The Structure of Instrumental Works.
Of the longer (25+ minutes) instrumental genres in the Classical era of Haydn and
Mozart, only symphonies, string quartets, and Mozart's string quintets, had four movements.
Sonatas, trios, and concertos only had three.
By Franz Schubert's time, symphonies, sonatas, string and piano trios, quartets, quintets,
and sextets almost always had four movements. Concertos would almost always remain at
three movements (Brahms and Liszt each wrote a four movement piano concerto).
Three movement works were almost always in a fast movement → slow movement →
fast movement pattern.
Four movement works had an additional medium paced movement called a minuet, or in
the 18th century, a scherzo. They were usually inserted as the third movement, but sometimes
were the second movement.
Movements Forms (Formats)
Sonata Form - almost always used for the first movement, also sometimes used in
the other movements.
Ternary - most slow movements are in ternary form - "Ternary" means three, but
ternary movements have two sections. The format is A→B→A)

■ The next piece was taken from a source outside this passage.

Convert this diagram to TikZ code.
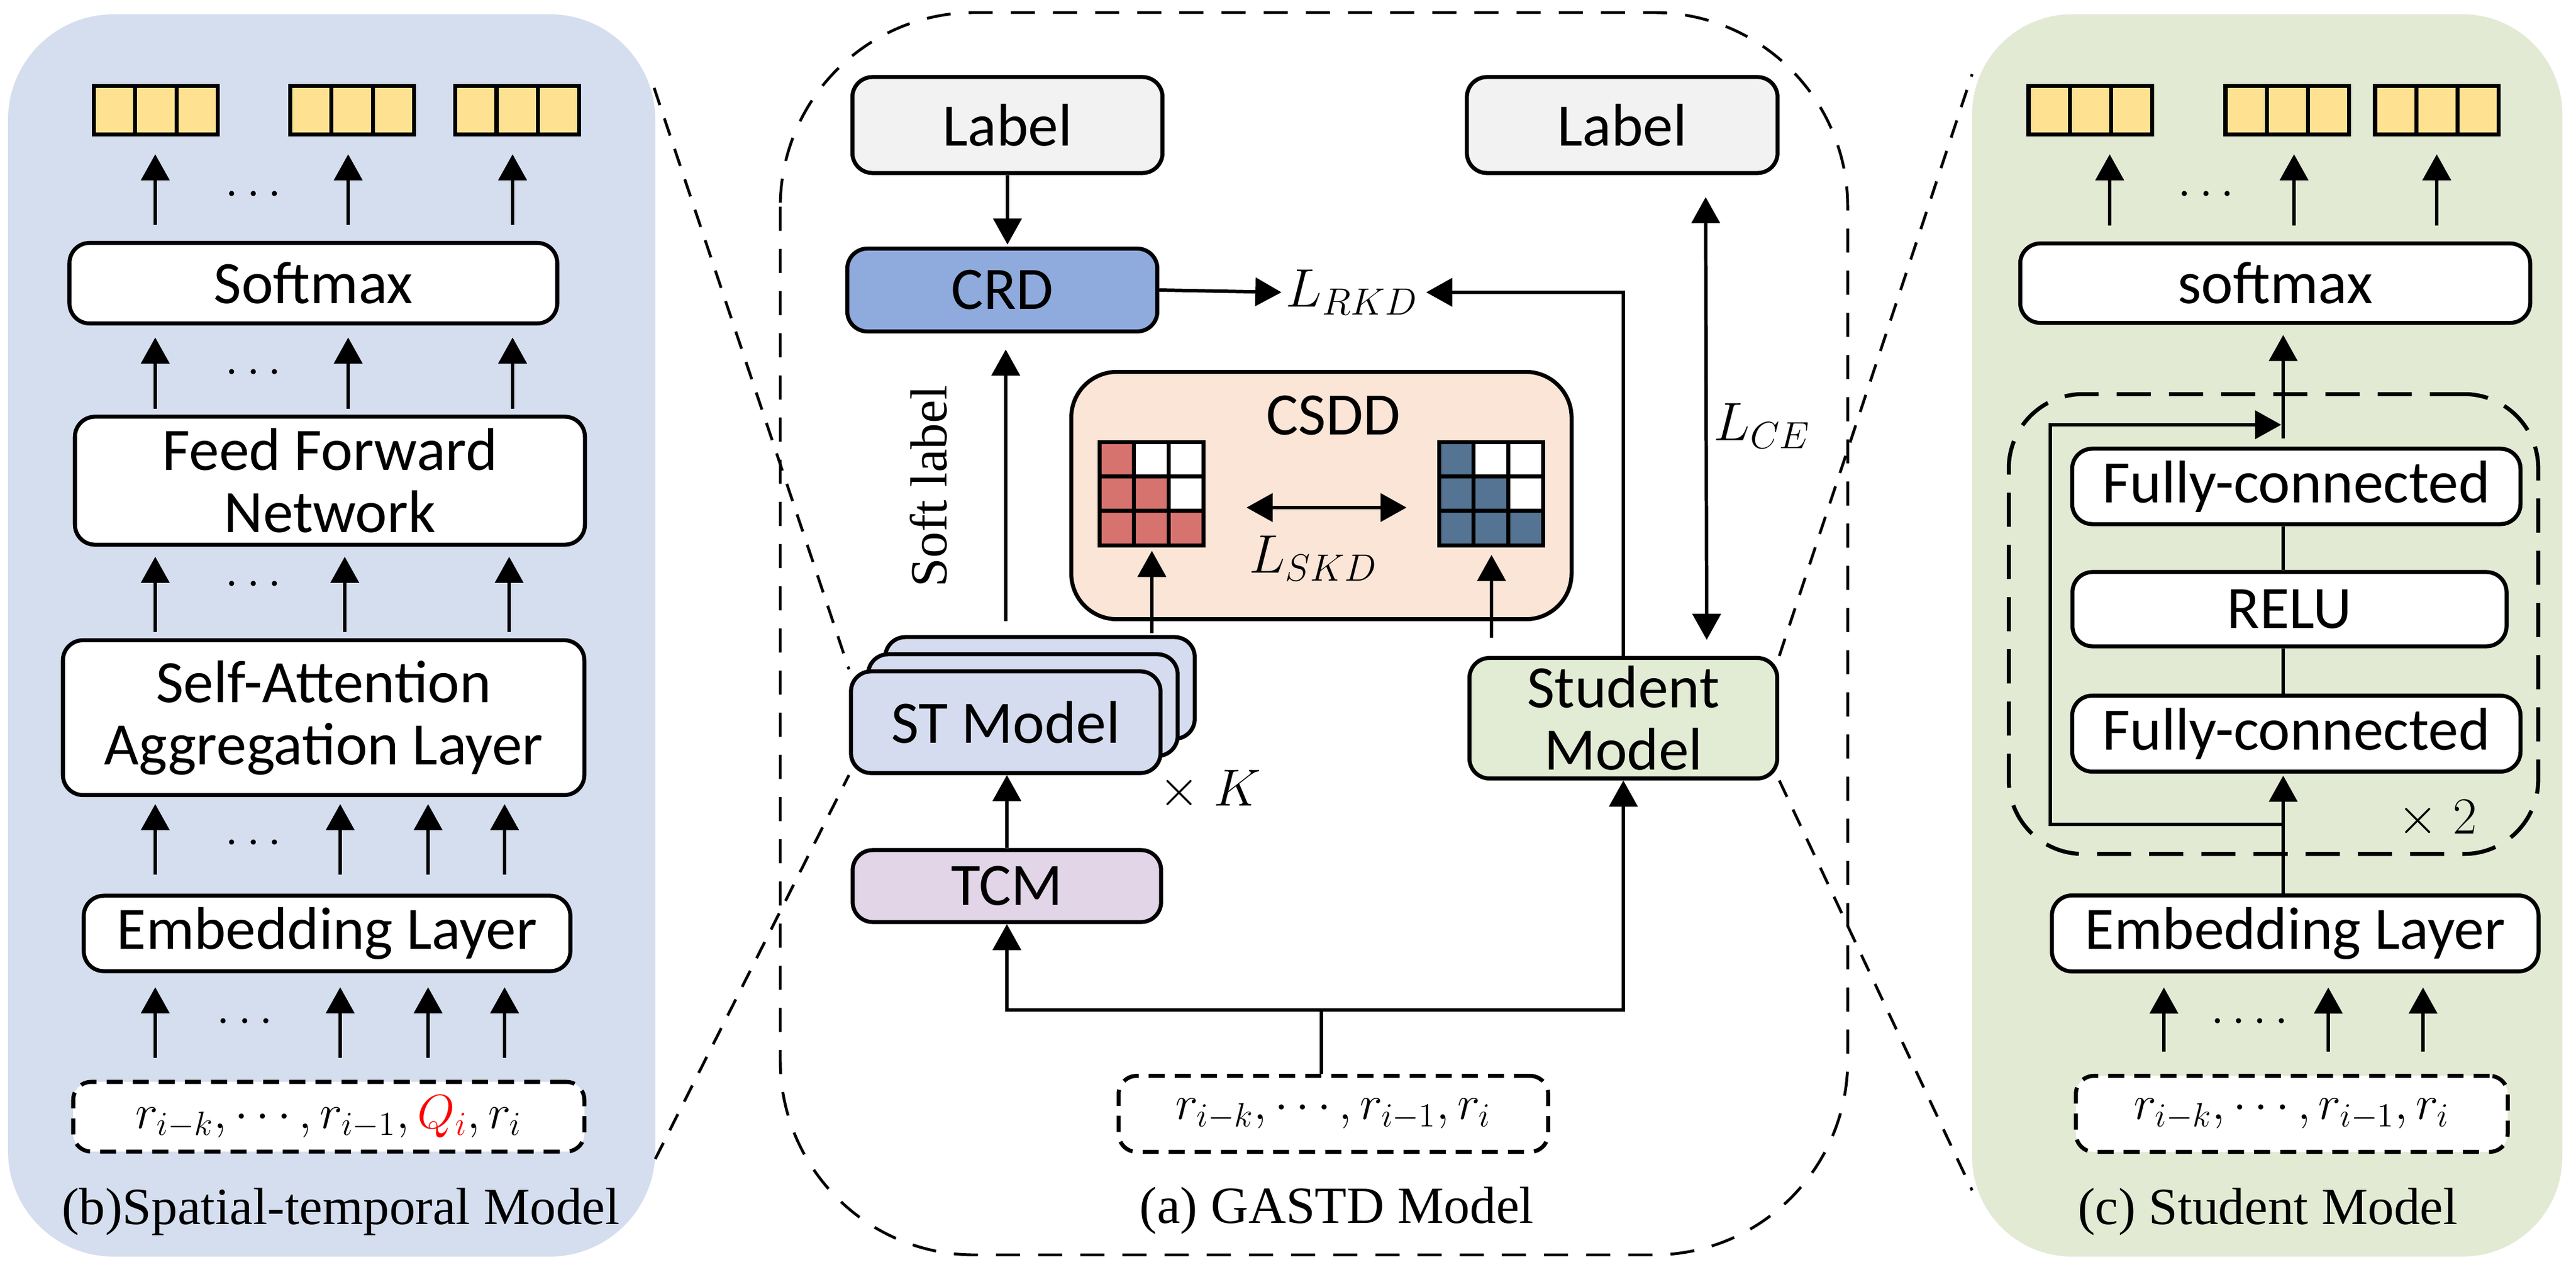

Scherzo - (replaced the Minuet during Beethoven's career) Minuets and scherzos
are specialized ternary forms (e.g. they are always in 3/4 or 3/8 time).
Rondo - A rondo has at least three sections, one of which (the 'A' section) is the
main, repeating section. Rondos always begin and end with the main theme.
After playing a B or C section, the A theme must be immediately replayed.
Most rondos are A→B→A→C→A or A→B→A→C→A→B→A.
(Theme and) Variations - A set of variations begins witha simple theme (usually 30 to
60 seconds long) and is followed by numerous individual
variations on that theme. Variations are created by enhancing
the melody, or changing the harmonies or rhythms.